(Saved data entries)

»»

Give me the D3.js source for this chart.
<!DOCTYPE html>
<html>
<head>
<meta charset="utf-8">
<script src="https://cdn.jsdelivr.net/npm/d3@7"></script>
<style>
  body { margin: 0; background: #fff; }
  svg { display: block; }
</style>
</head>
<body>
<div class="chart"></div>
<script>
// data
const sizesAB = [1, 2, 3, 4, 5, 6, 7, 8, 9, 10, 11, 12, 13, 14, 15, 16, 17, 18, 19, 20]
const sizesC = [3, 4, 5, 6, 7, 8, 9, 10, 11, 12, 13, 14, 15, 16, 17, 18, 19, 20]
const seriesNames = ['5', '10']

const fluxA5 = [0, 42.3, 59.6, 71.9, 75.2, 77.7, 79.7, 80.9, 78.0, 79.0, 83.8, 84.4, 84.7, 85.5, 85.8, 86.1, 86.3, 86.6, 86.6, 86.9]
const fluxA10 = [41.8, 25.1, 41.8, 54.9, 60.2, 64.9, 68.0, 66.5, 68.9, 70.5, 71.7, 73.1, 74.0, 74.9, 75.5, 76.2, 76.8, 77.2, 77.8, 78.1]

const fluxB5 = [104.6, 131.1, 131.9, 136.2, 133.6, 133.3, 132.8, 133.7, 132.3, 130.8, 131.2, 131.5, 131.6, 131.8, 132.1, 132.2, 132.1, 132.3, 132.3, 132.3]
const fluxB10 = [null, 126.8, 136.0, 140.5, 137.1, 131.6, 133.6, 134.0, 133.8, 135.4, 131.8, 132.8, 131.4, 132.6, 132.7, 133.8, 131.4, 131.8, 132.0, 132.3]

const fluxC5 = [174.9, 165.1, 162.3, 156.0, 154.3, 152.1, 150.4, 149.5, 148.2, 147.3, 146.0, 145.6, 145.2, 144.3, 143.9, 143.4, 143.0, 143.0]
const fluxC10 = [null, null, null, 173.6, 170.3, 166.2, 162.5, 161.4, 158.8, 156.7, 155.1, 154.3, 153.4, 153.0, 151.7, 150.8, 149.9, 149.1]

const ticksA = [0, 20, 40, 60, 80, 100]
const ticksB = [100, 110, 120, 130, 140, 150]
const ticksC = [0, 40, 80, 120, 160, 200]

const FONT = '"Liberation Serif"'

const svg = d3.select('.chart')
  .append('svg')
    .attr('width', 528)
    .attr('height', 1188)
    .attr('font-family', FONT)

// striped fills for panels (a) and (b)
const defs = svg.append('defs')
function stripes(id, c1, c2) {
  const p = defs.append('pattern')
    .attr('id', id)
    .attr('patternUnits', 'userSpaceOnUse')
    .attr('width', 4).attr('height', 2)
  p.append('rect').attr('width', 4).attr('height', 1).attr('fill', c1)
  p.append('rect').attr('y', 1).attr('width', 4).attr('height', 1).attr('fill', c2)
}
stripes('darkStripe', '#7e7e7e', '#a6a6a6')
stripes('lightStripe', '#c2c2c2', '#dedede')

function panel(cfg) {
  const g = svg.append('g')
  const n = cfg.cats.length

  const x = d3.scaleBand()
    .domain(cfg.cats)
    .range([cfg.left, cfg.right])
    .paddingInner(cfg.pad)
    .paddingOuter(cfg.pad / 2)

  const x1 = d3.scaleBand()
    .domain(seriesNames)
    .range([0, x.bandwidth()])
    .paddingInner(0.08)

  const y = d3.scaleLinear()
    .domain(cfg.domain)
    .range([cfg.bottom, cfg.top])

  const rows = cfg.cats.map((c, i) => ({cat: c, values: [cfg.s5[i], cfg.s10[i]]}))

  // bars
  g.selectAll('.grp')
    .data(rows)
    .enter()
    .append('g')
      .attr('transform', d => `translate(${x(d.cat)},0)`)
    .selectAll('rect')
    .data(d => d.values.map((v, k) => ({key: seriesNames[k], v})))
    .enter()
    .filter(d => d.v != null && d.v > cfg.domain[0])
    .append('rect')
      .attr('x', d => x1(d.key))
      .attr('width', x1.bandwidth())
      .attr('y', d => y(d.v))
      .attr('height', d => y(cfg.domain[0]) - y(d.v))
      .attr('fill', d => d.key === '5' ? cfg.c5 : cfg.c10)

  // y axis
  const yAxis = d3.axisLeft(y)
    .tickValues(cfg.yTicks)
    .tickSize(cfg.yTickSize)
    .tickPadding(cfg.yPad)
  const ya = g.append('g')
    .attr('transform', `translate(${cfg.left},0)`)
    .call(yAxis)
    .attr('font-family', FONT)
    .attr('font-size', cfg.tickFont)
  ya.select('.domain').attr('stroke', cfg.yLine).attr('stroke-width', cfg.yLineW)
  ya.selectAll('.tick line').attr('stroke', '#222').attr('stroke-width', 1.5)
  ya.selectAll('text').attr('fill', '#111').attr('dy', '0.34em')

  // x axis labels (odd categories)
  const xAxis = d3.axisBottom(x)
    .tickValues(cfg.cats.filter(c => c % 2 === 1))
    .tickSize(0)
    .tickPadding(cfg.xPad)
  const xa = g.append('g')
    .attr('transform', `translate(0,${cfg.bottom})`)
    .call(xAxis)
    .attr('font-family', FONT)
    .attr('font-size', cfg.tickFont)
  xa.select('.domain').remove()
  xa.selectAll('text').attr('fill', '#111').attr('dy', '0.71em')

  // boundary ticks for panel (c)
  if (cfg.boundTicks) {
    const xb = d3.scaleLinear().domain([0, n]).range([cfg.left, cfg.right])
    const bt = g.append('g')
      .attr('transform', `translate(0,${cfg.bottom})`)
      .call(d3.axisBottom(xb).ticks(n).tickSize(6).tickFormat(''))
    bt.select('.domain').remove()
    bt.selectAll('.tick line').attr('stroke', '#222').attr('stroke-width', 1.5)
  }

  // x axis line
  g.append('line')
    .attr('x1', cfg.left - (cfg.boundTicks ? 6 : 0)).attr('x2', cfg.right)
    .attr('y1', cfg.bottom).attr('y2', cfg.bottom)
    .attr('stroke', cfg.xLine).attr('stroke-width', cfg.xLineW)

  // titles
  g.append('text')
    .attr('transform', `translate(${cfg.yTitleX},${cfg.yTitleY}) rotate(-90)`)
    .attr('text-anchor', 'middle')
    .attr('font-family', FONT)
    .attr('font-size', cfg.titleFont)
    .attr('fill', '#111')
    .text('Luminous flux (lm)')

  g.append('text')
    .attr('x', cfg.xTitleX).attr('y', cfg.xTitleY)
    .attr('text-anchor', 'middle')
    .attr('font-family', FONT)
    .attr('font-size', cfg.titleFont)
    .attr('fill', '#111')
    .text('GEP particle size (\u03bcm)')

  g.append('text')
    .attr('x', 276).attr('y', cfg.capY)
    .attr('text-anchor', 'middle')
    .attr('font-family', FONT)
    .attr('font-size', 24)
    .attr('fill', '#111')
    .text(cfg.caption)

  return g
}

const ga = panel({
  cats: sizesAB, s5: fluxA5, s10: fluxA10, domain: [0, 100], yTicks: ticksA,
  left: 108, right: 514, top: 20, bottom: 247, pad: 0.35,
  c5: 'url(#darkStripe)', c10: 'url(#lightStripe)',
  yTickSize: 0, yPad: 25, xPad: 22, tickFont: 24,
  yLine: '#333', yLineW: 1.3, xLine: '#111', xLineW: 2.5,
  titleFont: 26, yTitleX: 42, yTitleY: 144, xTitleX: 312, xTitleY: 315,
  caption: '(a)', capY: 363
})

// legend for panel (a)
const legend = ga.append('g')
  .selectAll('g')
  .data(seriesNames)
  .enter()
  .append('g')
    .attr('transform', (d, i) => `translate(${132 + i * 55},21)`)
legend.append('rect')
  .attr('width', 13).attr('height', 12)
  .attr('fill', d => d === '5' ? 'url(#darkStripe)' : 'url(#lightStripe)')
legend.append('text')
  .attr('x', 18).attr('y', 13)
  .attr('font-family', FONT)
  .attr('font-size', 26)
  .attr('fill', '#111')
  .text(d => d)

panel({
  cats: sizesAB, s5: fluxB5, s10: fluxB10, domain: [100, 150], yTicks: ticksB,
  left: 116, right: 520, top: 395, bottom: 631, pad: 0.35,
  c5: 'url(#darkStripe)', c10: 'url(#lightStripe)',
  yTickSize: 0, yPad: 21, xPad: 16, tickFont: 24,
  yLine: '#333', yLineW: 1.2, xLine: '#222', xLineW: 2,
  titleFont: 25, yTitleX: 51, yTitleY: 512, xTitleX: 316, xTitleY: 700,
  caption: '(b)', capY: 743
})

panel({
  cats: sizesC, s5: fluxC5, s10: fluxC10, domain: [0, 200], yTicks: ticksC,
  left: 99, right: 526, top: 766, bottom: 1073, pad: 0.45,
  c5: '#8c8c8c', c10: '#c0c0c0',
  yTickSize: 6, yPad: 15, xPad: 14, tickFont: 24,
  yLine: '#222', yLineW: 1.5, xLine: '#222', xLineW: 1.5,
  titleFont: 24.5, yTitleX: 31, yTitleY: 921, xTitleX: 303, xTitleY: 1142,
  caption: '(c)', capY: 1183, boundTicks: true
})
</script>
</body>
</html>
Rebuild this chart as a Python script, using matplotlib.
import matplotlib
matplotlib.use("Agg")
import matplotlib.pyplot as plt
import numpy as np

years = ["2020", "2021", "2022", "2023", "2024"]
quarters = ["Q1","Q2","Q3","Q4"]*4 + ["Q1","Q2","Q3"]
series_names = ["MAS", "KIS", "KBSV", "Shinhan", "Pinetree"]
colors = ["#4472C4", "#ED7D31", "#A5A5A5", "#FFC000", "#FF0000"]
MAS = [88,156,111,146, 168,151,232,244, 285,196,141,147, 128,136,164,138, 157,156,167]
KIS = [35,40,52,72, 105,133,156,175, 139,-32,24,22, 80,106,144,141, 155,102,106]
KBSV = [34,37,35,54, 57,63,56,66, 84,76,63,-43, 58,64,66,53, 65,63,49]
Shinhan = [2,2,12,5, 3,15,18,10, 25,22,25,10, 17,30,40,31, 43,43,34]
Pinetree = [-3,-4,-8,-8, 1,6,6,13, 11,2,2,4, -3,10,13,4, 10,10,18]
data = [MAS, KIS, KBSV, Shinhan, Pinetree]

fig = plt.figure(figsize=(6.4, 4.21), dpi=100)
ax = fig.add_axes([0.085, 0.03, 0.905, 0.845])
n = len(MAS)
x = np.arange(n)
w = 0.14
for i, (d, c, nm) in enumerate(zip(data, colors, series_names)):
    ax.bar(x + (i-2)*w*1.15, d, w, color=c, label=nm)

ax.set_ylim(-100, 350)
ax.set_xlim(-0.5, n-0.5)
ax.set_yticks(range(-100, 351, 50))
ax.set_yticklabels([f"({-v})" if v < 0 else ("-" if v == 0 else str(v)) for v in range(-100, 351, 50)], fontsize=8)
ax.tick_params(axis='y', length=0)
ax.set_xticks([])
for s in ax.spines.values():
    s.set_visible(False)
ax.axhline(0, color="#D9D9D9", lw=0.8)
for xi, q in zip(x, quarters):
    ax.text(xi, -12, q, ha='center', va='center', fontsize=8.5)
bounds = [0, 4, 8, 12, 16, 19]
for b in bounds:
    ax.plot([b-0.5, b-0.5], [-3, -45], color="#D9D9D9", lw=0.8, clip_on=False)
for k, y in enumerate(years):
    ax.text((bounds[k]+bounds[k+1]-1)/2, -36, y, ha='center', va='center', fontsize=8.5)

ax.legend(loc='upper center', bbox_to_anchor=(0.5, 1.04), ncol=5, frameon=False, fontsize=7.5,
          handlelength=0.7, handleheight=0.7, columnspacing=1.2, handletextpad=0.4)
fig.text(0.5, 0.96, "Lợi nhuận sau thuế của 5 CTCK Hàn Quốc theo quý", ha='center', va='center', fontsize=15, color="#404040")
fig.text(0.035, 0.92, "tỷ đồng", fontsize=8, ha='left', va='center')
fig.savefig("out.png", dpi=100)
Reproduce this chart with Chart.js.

««

Retype the entries above exactly, but only from the line containing "Rebuild this chart" through the line containing "import numpy as np", both included.

## Task response
Rebuild this chart as a Python script, using matplotlib.
import matplotlib
matplotlib.use("Agg")
import matplotlib.pyplot as plt
import numpy as np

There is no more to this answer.